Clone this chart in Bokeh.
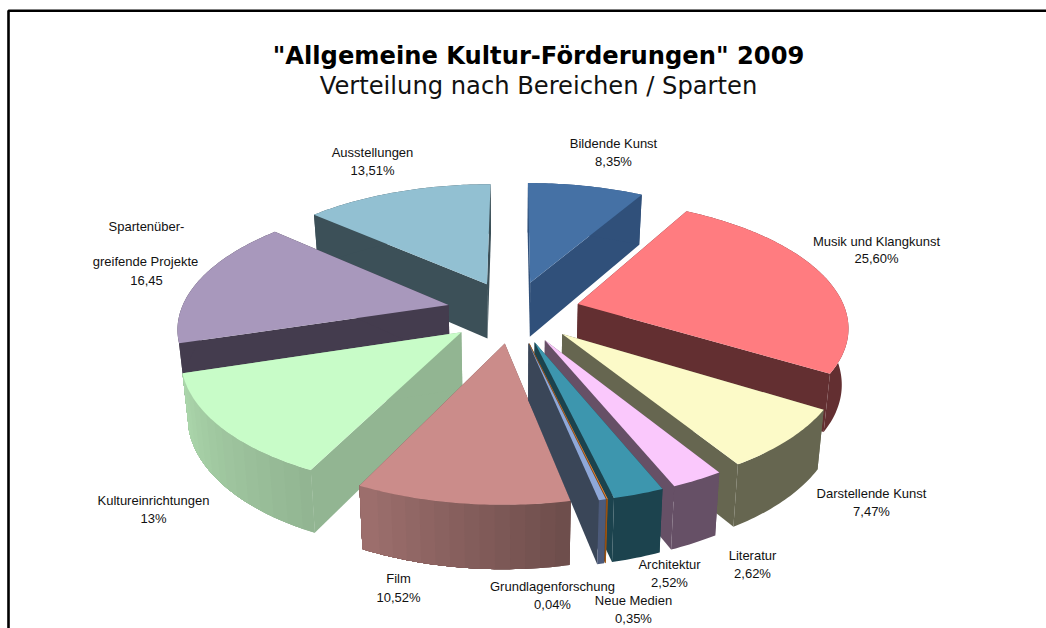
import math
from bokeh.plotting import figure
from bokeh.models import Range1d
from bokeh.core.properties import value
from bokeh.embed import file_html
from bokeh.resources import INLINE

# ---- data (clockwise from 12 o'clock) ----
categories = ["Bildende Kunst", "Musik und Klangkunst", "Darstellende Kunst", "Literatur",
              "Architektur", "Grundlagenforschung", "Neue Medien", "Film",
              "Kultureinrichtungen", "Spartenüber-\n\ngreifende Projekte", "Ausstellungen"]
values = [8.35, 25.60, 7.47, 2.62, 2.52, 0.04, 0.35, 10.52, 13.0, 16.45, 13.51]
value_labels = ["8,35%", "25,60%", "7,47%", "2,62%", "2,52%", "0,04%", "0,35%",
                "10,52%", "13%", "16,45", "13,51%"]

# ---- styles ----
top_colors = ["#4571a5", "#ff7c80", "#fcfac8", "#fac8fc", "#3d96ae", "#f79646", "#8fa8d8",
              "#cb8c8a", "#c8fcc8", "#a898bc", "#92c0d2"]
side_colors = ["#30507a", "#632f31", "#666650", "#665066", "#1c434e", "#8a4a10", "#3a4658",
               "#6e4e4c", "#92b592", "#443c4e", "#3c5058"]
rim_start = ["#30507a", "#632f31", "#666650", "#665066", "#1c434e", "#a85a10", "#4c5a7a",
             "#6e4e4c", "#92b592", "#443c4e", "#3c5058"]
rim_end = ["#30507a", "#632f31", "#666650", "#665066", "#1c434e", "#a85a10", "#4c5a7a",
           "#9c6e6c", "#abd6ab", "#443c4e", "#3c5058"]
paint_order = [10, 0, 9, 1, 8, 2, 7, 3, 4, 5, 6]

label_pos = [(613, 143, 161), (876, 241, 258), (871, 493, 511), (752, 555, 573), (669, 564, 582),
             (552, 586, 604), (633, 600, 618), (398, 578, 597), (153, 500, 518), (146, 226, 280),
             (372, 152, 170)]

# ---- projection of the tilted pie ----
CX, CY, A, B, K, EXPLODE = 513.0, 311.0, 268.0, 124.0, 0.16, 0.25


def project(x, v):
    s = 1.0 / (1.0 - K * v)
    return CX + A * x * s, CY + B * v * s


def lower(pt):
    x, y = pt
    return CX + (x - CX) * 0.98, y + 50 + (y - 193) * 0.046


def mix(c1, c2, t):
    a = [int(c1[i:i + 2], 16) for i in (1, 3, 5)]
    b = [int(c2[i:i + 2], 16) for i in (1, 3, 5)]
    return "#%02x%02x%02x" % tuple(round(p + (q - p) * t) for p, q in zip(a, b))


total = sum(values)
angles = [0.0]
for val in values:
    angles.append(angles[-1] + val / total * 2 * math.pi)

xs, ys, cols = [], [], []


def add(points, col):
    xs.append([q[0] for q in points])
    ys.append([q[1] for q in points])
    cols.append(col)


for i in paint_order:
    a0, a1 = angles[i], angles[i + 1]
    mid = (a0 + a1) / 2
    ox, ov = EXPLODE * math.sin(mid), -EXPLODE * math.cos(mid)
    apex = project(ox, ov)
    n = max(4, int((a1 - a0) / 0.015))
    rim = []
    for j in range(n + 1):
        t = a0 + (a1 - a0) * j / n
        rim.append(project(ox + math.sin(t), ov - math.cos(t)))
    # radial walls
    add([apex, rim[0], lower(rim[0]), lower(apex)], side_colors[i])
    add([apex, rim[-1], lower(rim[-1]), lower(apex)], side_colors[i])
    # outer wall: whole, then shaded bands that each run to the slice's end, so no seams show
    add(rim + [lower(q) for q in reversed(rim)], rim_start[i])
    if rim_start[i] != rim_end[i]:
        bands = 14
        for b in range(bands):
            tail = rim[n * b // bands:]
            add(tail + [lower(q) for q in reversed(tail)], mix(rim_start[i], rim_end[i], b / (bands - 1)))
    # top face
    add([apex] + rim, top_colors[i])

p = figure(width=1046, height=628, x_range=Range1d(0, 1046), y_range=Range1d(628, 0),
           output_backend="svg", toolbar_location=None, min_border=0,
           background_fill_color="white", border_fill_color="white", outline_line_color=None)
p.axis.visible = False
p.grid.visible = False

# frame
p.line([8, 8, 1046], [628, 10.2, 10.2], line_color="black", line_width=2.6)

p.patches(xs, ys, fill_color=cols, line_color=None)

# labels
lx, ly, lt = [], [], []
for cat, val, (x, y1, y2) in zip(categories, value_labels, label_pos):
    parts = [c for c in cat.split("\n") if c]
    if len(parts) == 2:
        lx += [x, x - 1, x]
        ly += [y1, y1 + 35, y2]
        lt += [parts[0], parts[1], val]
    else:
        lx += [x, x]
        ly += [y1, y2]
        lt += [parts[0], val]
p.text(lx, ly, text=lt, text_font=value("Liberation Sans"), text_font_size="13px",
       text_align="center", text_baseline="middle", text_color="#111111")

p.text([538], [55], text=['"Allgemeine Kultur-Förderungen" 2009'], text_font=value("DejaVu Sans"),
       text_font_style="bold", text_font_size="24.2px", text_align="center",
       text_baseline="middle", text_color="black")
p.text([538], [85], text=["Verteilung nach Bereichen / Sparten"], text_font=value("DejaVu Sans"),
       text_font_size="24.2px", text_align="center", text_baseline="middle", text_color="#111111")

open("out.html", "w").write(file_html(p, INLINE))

----

THE PROBLEM: The lines from the top of the data above through the one holding "from bokeh.resources import INLINE" are to be repeated exactly, and only those, with no pictures.

EXERCISE ANSWER:
Clone this chart in Bokeh.
import math
from bokeh.plotting import figure
from bokeh.models import Range1d
from bokeh.core.properties import value
from bokeh.embed import file_html
from bokeh.resources import INLINE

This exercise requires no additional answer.